Di Jakarta, mahasiswa Universitas Al-Azhar, Faisal Amir, juga diduga menjadi korban represifitas aparat. Faisal ditemukan tergeletak di area sekitar Gedung DPR RI pada Selasa 24 September 2019.
Faisal adalah koordinator aksi mahasiswa dari Universitas Al-Azhar. Rekan-rekannya menyebutkan dia maju ke depan saat massa aksi dipukul mundur oleh polisi di sekitar Stasiun Palmerah. Faisal berniat menyelamatkan rekan-rekannya yang lain yang masih terjebak di depan.
Naas, dia kemudian menghilang dan ditemukan sudah terkapar dengan luka cukup parah di bagian kepalanya. Faisal dibawa ke Rumah Sakit Pelni dan harus menjalani operasi pengangkatan tengkorak karena terjadi pendarahan di area otaknya. Dia pun kini sudah sadar. Hanya saja sedikit mengalami hilang ingatan.
"Dia sudah bisa menyebut papah dan mamahnya. Tapi waktu saya tanya apa yang dia alami kemarin, dia bilang lupa," kata Ratu Agung, ibunda Faisal kepada Tempo Kamis kemarin.
Kepala Kepolisan Republik Indonesia, Jenderal Tito Karnavian menyebut adanya korban tewas pada demonstrasi di ibu kota.
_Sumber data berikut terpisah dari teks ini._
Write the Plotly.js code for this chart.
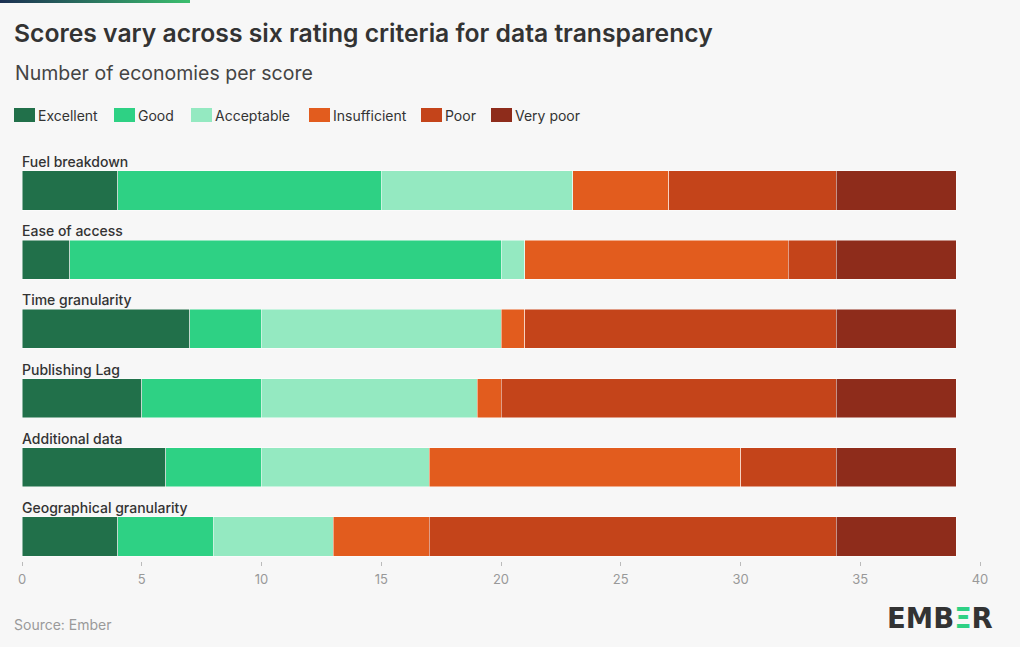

Namun Tito menyebutkan korban tersebut bukan bagian dari demonstran, tetapi perusuh.
"Informasinya sementara ini yang bersangkutan meninggal dunia. Bukan pelajar dan mahasiswa, tapi kelompok perusuh itu," kata Tito dalam konferensi pers di Kantor Kemenkopolhukam, Kamis kemarin.
Tito tak membuka identitas korban tewas tersebut. Hanya saja, dia membantah korban tewas tersebut akibat kekerasan polisi. Menurut dia, korban tewas karena sesak napas setelah menghirup terlalu banyak gas air mata.
“Tak ada satupun luka tembak atau penganiayaan, karena saya juga sudah sampaikan untuk tidak gunakan senjata tajam sehingga (korban tewas) itu diduga kekurangan oksigen atau gangguan fisiknya," kata Tito.
Pihak Rumah Sakit Polri Kramat Jati yang disebut menjadi tempat otopsi korban pun tutup mulut. Saat Tempo mencoba mengkonfirmasi, tak ada satu pun petugas yang mau berbicara soal identitas korban meninggal yang diucapkan Tito.
Korban juga berjatuhan di Makassar, Medan dan sejumlah kota lainnya. Komisi untuk Orang Hilang dan Tindak Kekerasan (KontraS) menuding hal itu merupakan bentuk arogansi polisi. Mereka juga menganggap polisi telah melanggar HAM terhadap mahasiswa.
“Saat ditangkap, massa mendapat penganiayaan, baik dari yang berseragam atau yang berpakaian sipil. Kami memandang polisi arogan, ini pelanggaran HAM," kata Koordinator Badan Pekerja KontraS Sumut Amin Multazam Lubis, Kamis, 26 September 2019.